8. No son, no pueden ser las actuales situaciones de lucha y de desconfianza, de inhumanidad –que por desgracia prevalecen dolorosamente en más de una nación de esta área geográfica–, algo que fatalmente deba prolongarse. Para poner fin a tan doloroso estado de cosas, contribuid con todas vuestras fuerzas, obispos de América Central, a crear un mundo más digno del hombre, más justo, solidario y fraterno.

La fe nos dice que podemos tomar responsablemente las riendas de la historia para ser artífices de nuestro propio destino. El Señor de la historia hace al hombre y a los pueblos protagonistas, sujetos de su propio futuro, respondiendo al llamado de Dios. Todo lo ha puesto a disposición del hombre, rey de la creación, para hacer de lo creado un himno de alabanza a Dios; y la gloria de Dios es el hombre viviente, que tiene su vida en la visión de Dios (Cfr. S. Ireneo, Adversus haereses, IV, 20, 7: PG 7, 105). 

Durante estas jornadas de renovación volveré con frecuencia al tema de la justicia y de la paz. No ahorraré esfuerzos para rogar a todos que movilicen las energías existentes a fin de lograr que la una y la otra alumbren vuestro destino; tanto dentro de cada país como a nivel internacional. Sí, preservada a toda costa la concordia entre vuestras naciones. Nada tan lamentable y alarmante como la mera amenaza de una guerra que arrasaría a los países en la contienda y los convertiría en luctuoso escenario de intereses foráneos.

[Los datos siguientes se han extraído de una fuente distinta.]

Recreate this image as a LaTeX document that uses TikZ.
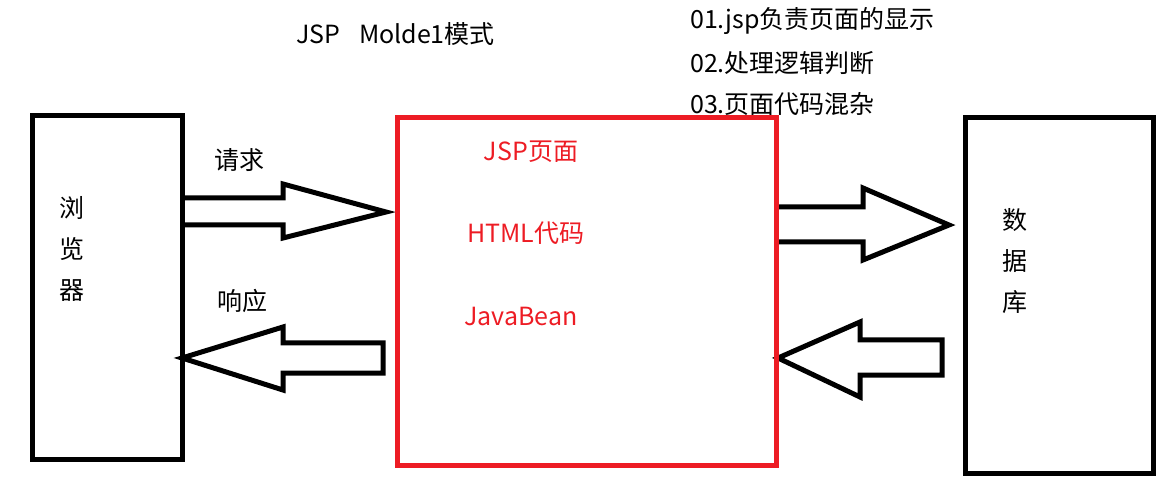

Sed portadores, queridos Pastores, de estos mismos sentimientos a todos los países y comunidades que lleno de ilusión y esperanza visitaré. Unidos íntimamente a Cristo traduzcamos más y más, en nuestras actitudes y procederes, en la Iglesia y en la sociedad, la recomendación de San Pablo: “Os exhorto, hermanos, en el nombre de Nuestro Señor Jesucristo, a que estéis todos de acuerdo y que no haya divisiones entre vosotros, que estéis muy unidos en un mismo espíritu y un mismo pensamiento” (1 Cor 1, 10). 

Pongo estos objetivos y mi peregrinación bajo la protección de la Madre de Dios y de la Iglesia. Ella que acompañaba tiernamente al Colegio de los Apóstoles al recibir la fuerza del Espíritu, os obtenga de su Hijo la gracia, fortaleza y perseverancia que necesitáis en vuestro abnegado servicio a la Iglesia. Así sea.